Like parent, like subsidiary
Myntra’s CEO Ananth Narayanan believes that utilizing precious funds to enhance own-brands and technology makes more sense than pouring it down on discounts and promotional activities.
Reiterating the fact, Narayanan said,
“Instead of increasing spending only on marketing and discounts, we have decided to invest more in technology and brands. These will help us build moats and improve the bottom line.”
The allure of private brands has captured many ecommerce companies’ attention. Be it ecommerce giant Amazon or niche fashion etailer Koovs, all are investing heavily in developing their own line of products. And rightly so, because it allows etailers to earn fat margins, operate on their own terms, modify product offerings and maintain control over quality, quantity & delivery.
Offline retailers like Shoppers Stop too has started concentrating on their own brands as it helps to drive the online customer base to their shopping site.
Won’t turn into private labels etailer, says Myntra
In spite of the many benefits of own-labels, fashion etailer Myntra wants to strike the right balance between private and national brands. The company understands that established brands have a higher customer pull and diverse product portfolio is essential in today’s competitive business environment.
“We want to cap the contribution of private labels to a third of our overall business. We want to keep our identity as a multi-brand retailer and not turn into a private label business”, said Narayanan.
As of now, the company’s private brands such as HRX, Roadster, Anouk, and Dressberry account for 23-24% of revenue. By the end of this year, Myntra plans to increase contribution of these brands to 30%.

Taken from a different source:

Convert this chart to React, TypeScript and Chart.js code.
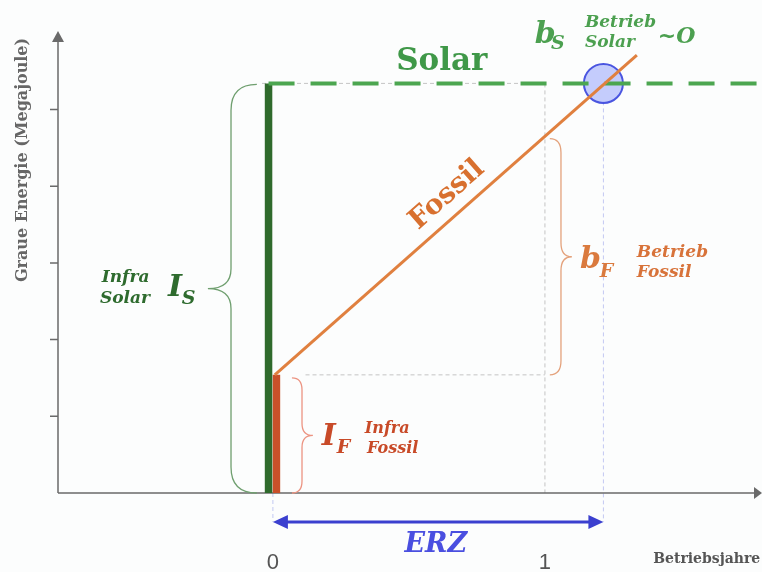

More full-price sale events on the horizon
In order to reduce dependence on discounts, Myntra experimented with full-price sale. As customers equate sale with discounts, the etailer failed to touch its revenue target of Rs. 100 crore. But this hasn’t dissuaded Myntra from hosting similar events in the future, albeit with few changes.
“One of the things we learnt from the full-price sale was that you need to have a lot more high fashion and exclusive merchandise. That’s what customers are looking for when you ask them to pay full-price. Another thing is, the sale should be longer. Because a full-price purchase won’t be an impulse purchase, customers like to browse and delay the decision. They want to come back later and see if they feel like buying it.”
Would no-discount sale events affect Myntra’s customer satisfaction meter negatively? Or would the wide range of private and established brands keep the buyers happy?